Answer: The only visible wavelength at a 45.0-degree angle for this diffraction grating is 630 nm.

Step-by-step solution

Identify the formula

We need to use the formula for the diffraction grating, which relates the angle of diffraction (θ), order number (m), grating constant (d), and wavelength (λ) as follows: \( \sin{\theta} = m \cdot \frac{\lambda}{d} \)

Calculate grating constant d

Given that there are 4000 slits per centimeter, we can find the grating constant (d) by taking the inverse of this number. Convert the slit density to slits per meter for simplicity: \( d = \frac{1}{4.00 \cdot 10^{3}\,\text{slits/cm} \cdot 100\,\text{cm/m}} = \frac{1}{4.00 \cdot 10^{5}\,\text{slits/m}} = 2.50 \cdot 10^{-6}\,\text{m} \)

Rearrange formula to find the wavelength λ

Now we can rearrange the formula to find the wavelength (λ): \( \lambda = \frac{d \cdot \sin{\theta}}{m} \)

Substitute the values and find λ for different orders

We will substitute the values of d and θ into the equation and find the wavelength (λ) for different orders (m), keeping in mind that the visible spectrum lies between 400 nm and 700 nm: For m = 1: \( \lambda_1 = \frac{(2.50 \cdot 10^{-6}\,\text{m}) \cdot \sin{45.0^{\circ}}}{1} = 630\,\text{nm} \) For m = 2: \( \lambda_2 = \frac{(2.50 \cdot 10^{-6}\,\text{m}) \cdot \sin{45.0^{\circ}}}{2} = 315\,\text{nm} \)
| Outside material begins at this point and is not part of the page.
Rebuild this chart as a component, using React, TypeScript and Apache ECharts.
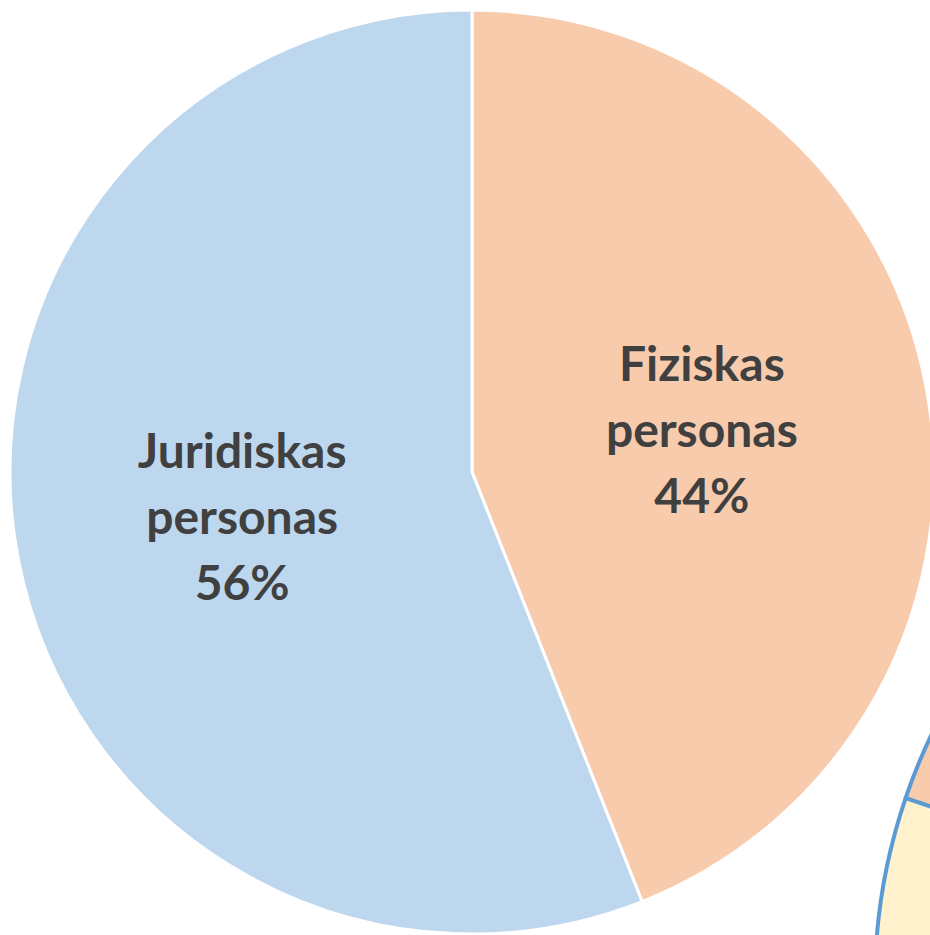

Identify the visible wavelengths

Now that we have the wavelengths for the first two orders (m = 1 and m = 2), we can identify which of them fall within the visible light spectrum (400 nm to 700 nm). λ1 = 630 nm, which falls within the visible spectrum. λ2 = 315 nm, which falls outside the visible spectrum. So the only visible wavelength at a 45.0-degree angle for this diffraction grating is 630 nm.